### SET TASK:
Reproduce the listing below exactly. Pictures do not belong in the copy.

Rows from a dataset of charts and code:

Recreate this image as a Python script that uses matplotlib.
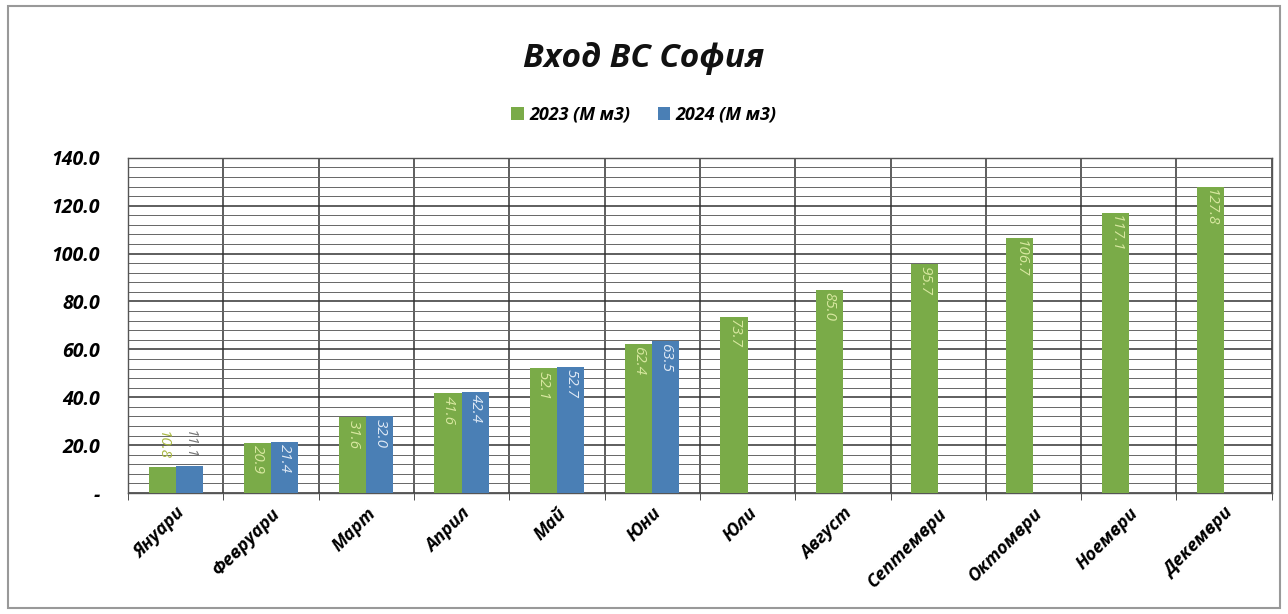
import matplotlib
matplotlib.use("Agg")
import matplotlib.pyplot as plt
import numpy as np
from matplotlib.patches import Rectangle

plt.rcParams["font.family"] = ["Open Sans", "DejaVu Sans"]

# data
months = ["Януари", "Февруари", "Март", "Април", "Май", "Юни",
          "Юли", "Август", "Септември", "Октомври", "Ноември", "Декември"]
vals_2023 = [10.8, 20.9, 31.6, 41.6, 52.1, 62.4, 73.7, 85.0, 95.7, 106.7, 117.1, 127.8]
vals_2024 = [11.1, 21.4, 32.0, 42.4, 52.7, 63.5]
label_2023 = "2023 (М м3)"
label_2024 = "2024 (М м3)"
title = "Вход ВС София"

green = "#7aab48"
blue = "#4a7fb5"

fig = plt.figure(figsize=(12.88, 6.14), dpi=100)
ax = fig.add_axes([0.0994, 0.197, 0.888, 0.546])

x = np.arange(len(months))
w = 0.285
b1 = ax.bar(x - w / 2, vals_2023, w, color=green, zorder=3, label=label_2023)
b2 = ax.bar(x[:len(vals_2024)] + w / 2, vals_2024, w, color=blue, zorder=3, label=label_2024)

# value labels, rotated, inside the bars
for bars, vals, col in [(b1, vals_2023, "#d8e8a0"), (b2, vals_2024, "#dfe9f5")]:
    for r, v in zip(bars, vals):
        cx = r.get_x() + r.get_width() / 2
        if v < 15:
            ax.text(cx, v + 3, f"{v:.1f}", rotation=-90, ha="center", va="bottom",
                    fontsize=11, style="italic", color="#a8b840" if col == "#d8e8a0" else "#777777", zorder=4)
        else:
            ax.text(cx, v - 1.0, f"{v:.1f}", rotation=-90, ha="center", va="top",
                    fontsize=11, style="italic", color=col, zorder=4)

ax.set_xlim(-0.5, len(months) - 0.5)
ax.set_ylim(0, 140)
ax.set_yticks(np.arange(0, 141, 20))
ax.set_yticklabels(["-"] + [f"{t:.1f}" for t in range(20, 141, 20)],
                   fontsize=14, fontweight="bold", style="italic")
ax.set_yticks(np.arange(0, 141, 4), minor=True)
ax.grid(axis="y", which="major", color="#333333", linewidth=1.1, zorder=0)
ax.grid(axis="y", which="minor", color="#666666", linewidth=0.7, zorder=0)
ax.tick_params(axis="y", which="both", length=0, pad=20)

# category separators
for b in np.arange(-0.5, len(months), 1.0):
    ax.axvline(b, color="#333333", linewidth=1.1, zorder=1)
ax.set_xticks(np.arange(-0.5, len(months), 1.0), minor=True)
ax.tick_params(axis="x", which="minor", length=5, color="#333333")
ax.set_xticks(x)
ax.set_xticklabels(months, rotation=45, ha="right", rotation_mode="anchor",
                   fontsize=13, fontweight="bold", style="italic")
ax.tick_params(axis="x", which="major", length=0, pad=8)

for s in ax.spines.values():
    s.set_color("#555555")
    s.set_linewidth(1.0)

fig.text(0.5, 0.905, title, ha="center", va="center",
         fontsize=24, fontweight="bold", style="italic", color="#111111")
fig.legend(handles=[b1, b2], loc="center", bbox_to_anchor=(0.5, 0.813), ncol=2,
           frameon=False, handlelength=0.7, handleheight=0.7, handletextpad=0.3,
           columnspacing=1.5, prop={"size": 13, "weight": "bold", "style": "italic"})

fig.add_artist(Rectangle((0.006, 0.01), 0.988, 0.98, transform=fig.transFigure,
                         fill=False, edgecolor="#999999", linewidth=1.5))

fig.savefig("out.png", dpi=100)
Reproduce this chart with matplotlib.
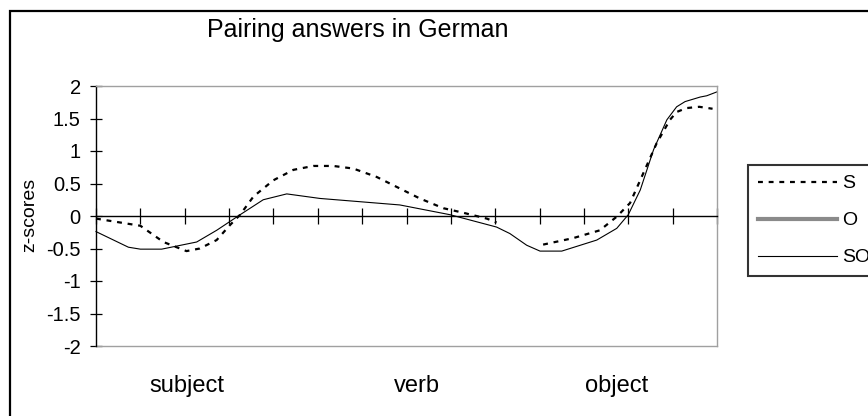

### RESPONSE TO THE TASK:
Recreate this image as a Python script that uses matplotlib.
import matplotlib
matplotlib.use("Agg")
import matplotlib.pyplot as plt
import numpy as np
from matplotlib.patches import Rectangle

plt.rcParams["font.family"] = ["Open Sans", "DejaVu Sans"]

# data
months = ["Януари", "Февруари", "Март", "Април", "Май", "Юни",
          "Юли", "Август", "Септември", "Октомври", "Ноември", "Декември"]
vals_2023 = [10.8, 20.9, 31.6, 41.6, 52.1, 62.4, 73.7, 85.0, 95.7, 106.7, 117.1, 127.8]
vals_2024 = [11.1, 21.4, 32.0, 42.4, 52.7, 63.5]
label_2023 = "2023 (М м3)"
label_2024 = "2024 (М м3)"
title = "Вход ВС София"

green = "#7aab48"
blue = "#4a7fb5"

fig = plt.figure(figsize=(12.88, 6.14), dpi=100)
ax = fig.add_axes([0.0994, 0.197, 0.888, 0.546])

x = np.arange(len(months))
w = 0.285
b1 = ax.bar(x - w / 2, vals_2023, w, color=green, zorder=3, label=label_2023)
b2 = ax.bar(x[:len(vals_2024)] + w / 2, vals_2024, w, color=blue, zorder=3, label=label_2024)

# value labels, rotated, inside the bars
for bars, vals, col in [(b1, vals_2023, "#d8e8a0"), (b2, vals_2024, "#dfe9f5")]:
    for r, v in zip(bars, vals):
        cx = r.get_x() + r.get_width() / 2
        if v < 15:
            ax.text(cx, v + 3, f"{v:.1f}", rotation=-90, ha="center", va="bottom",
                    fontsize=11, style="italic", color="#a8b840" if col == "#d8e8a0" else "#777777", zorder=4)
        else:
            ax.text(cx, v - 1.0, f"{v:.1f}", rotation=-90, ha="center", va="top",
                    fontsize=11, style="italic", color=col, zorder=4)

ax.set_xlim(-0.5, len(months) - 0.5)
ax.set_ylim(0, 140)
ax.set_yticks(np.arange(0, 141, 20))
ax.set_yticklabels(["-"] + [f"{t:.1f}" for t in range(20, 141, 20)],
                   fontsize=14, fontweight="bold", style="italic")
ax.set_yticks(np.arange(0, 141, 4), minor=True)
ax.grid(axis="y", which="major", color="#333333", linewidth=1.1, zorder=0)
ax.grid(axis="y", which="minor", color="#666666", linewidth=0.7, zorder=0)
ax.tick_params(axis="y", which="both", length=0, pad=20)

# category separators
for b in np.arange(-0.5, len(months), 1.0):
    ax.axvline(b, color="#333333", linewidth=1.1, zorder=1)
ax.set_xticks(np.arange(-0.5, len(months), 1.0), minor=True)
ax.tick_params(axis="x", which="minor", length=5, color="#333333")
ax.set_xticks(x)
ax.set_xticklabels(months, rotation=45, ha="right", rotation_mode="anchor",
                   fontsize=13, fontweight="bold", style="italic")
ax.tick_params(axis="x", which="major", length=0, pad=8)

for s in ax.spines.values():
    s.set_color("#555555")
    s.set_linewidth(1.0)

fig.text(0.5, 0.905, title, ha="center", va="center",
         fontsize=24, fontweight="bold", style="italic", color="#111111")
fig.legend(handles=[b1, b2], loc="center", bbox_to_anchor=(0.5, 0.813), ncol=2,
           frameon=False, handlelength=0.7, handleheight=0.7, handletextpad=0.3,
           columnspacing=1.5, prop={"size": 13, "weight": "bold", "style": "italic"})

fig.add_artist(Rectangle((0.006, 0.01), 0.988, 0.98, transform=fig.transFigure,
                         fill=False, edgecolor="#999999", linewidth=1.5))

fig.savefig("out.png", dpi=100)
Reproduce this chart with matplotlib.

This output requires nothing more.